Let me give you a couple of specific examples:
The only person to be able to accurately judge whether a player is in an offside position is the Assistant Referee (AR) standing parallel to the second to last defender. Even just a slight misaligned positioning of the AR or slightly different positioning of the players can lead to an inaccurate decision as the image on the right shows.
Even the Center Referee (CR) cannot accurately determine offside positioning unless it’s blatantly obvious. This is also why the CR will (practically) never overrule an AR when it comes to deciding if the player is in an offside position.
Now how likely is it that untrained parents and coaches sitting along the sidelines at various angles and distances to the action can accurately call offsides? Take a look at the screenshot on the right – would a coach or parent sitting 50 yards away along the sideline really be able to make an accurate call whether or not the white/blue player is offside or not?
And keep in mind that just because a player is in an offside position doesn’t mean that it’s an offside infraction.
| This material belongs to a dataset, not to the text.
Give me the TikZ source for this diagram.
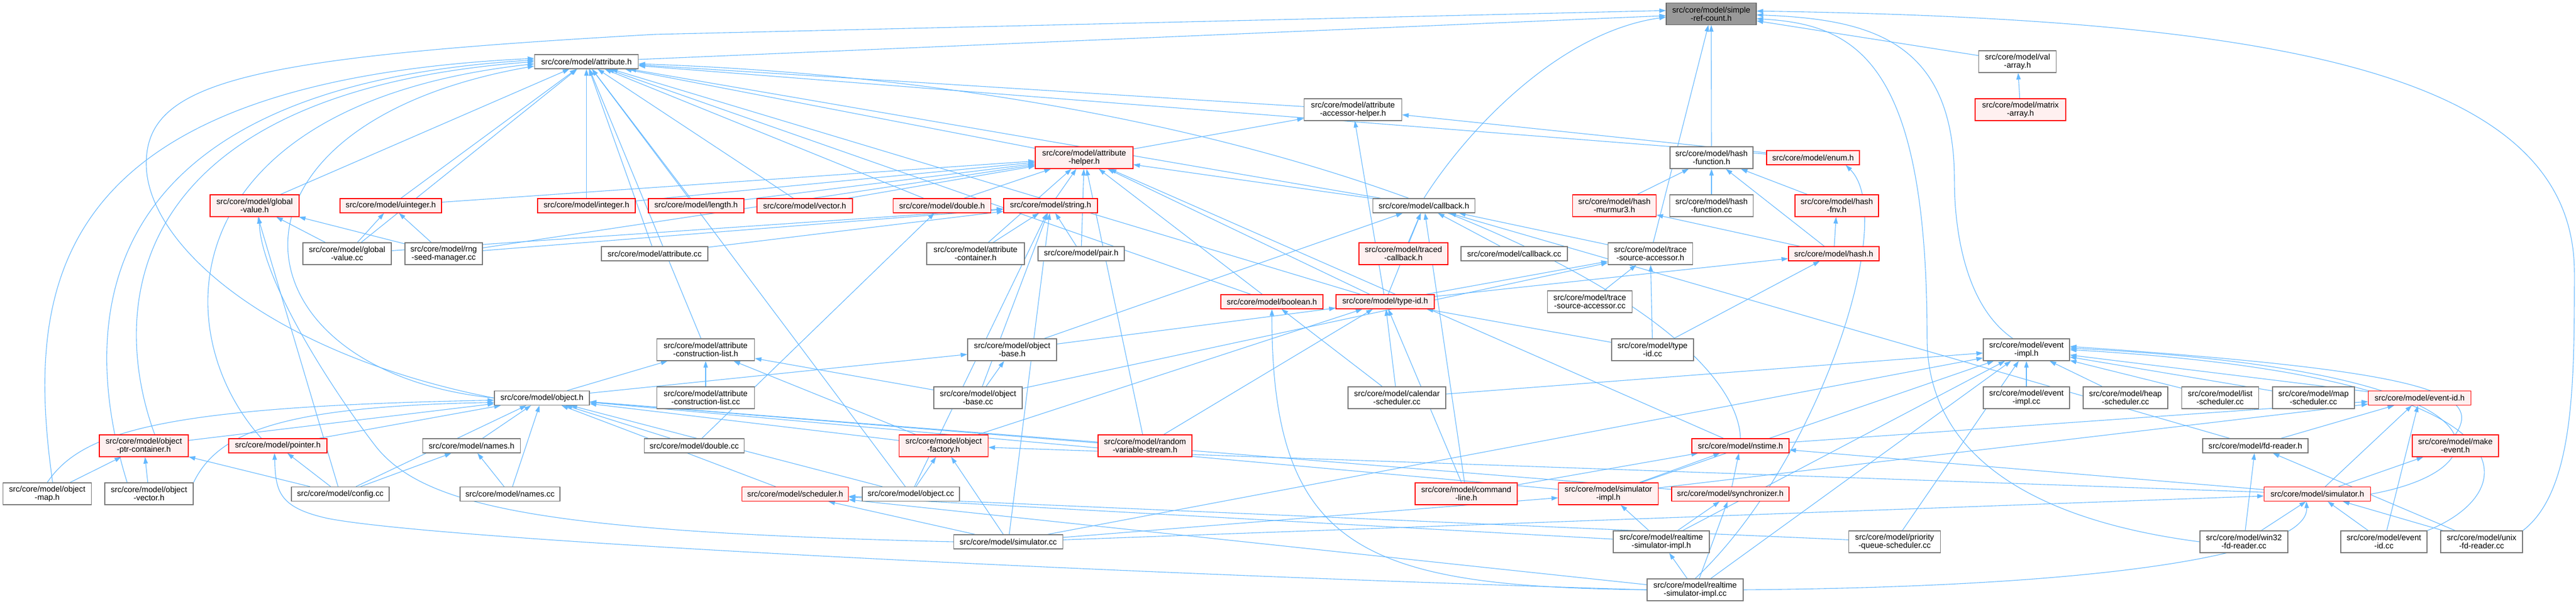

Much more on ‘offside’ in a separate blog post soon.
Players, parents, and often also coaches who see the ball touch someone’s hand or arm scream, “Handball!”. They think the call is obvious, but about 75% of the time when the hand or arm touches a ball it is not a handling foul.
Take a look at he image on the right. Is this a handling foul? Yes, the ball touches the arm, but you need much more information than this to determine if an infringement occurred.
Please click HERE for my recent detailed discussion on ‘handball’.
So if we accept the premise that making the right decisions is often difficult and that parents and coaches simply don’t know enough about the laws of the game (nor are they typically close enough to the event to see clearly what happened), then is it worth the disruption caused by screaming parents and/or coaches?
It just distracts the boys and girls, creates a negative atmosphere, and makes game management more difficult for the referee.
I often see players lose focus after their coach’s and/or parents’ outburst and that clearly doesn’t help the team.
They feel ‘wronged’ and are now focusing on moments past. In some cases players lose their heads and make bad decisions that can cost games.
They tend to act more aggressively toward other players and show more dissent toward the referee. Both types of behaviors increase the risk of conceding fouls and being cautioned or even evicted from the game.
Again, referees make mistakes (and sometimes game changing ones) which can be frustrating for all involved. But the odds are very low that your view of an event is correct according to the laws of the game. So, please, for the good of the game and the boys and girls on the field, try not to interfere with the officiating.
P.S.: The one case when parents might be in the best position to determine the correct decision is on throw-ins within yards of the sideline where they are sitting. The AR might be, say, 20 yards away at the halfway line (they are not ‘allowed’ to cross the halfway line) and the CR might be 15 yards away. Parents sitting right there could well be in the best position to see a little deflection or toe poke or similar. In those cases there’s a 50/50 chance the referees get it wrong, but the referees can’t go with what the parents think happened. They have to act based on what they saw. What makes throw-in mistakes less of an issue is that throw-ins very rarely have a game-changing impact.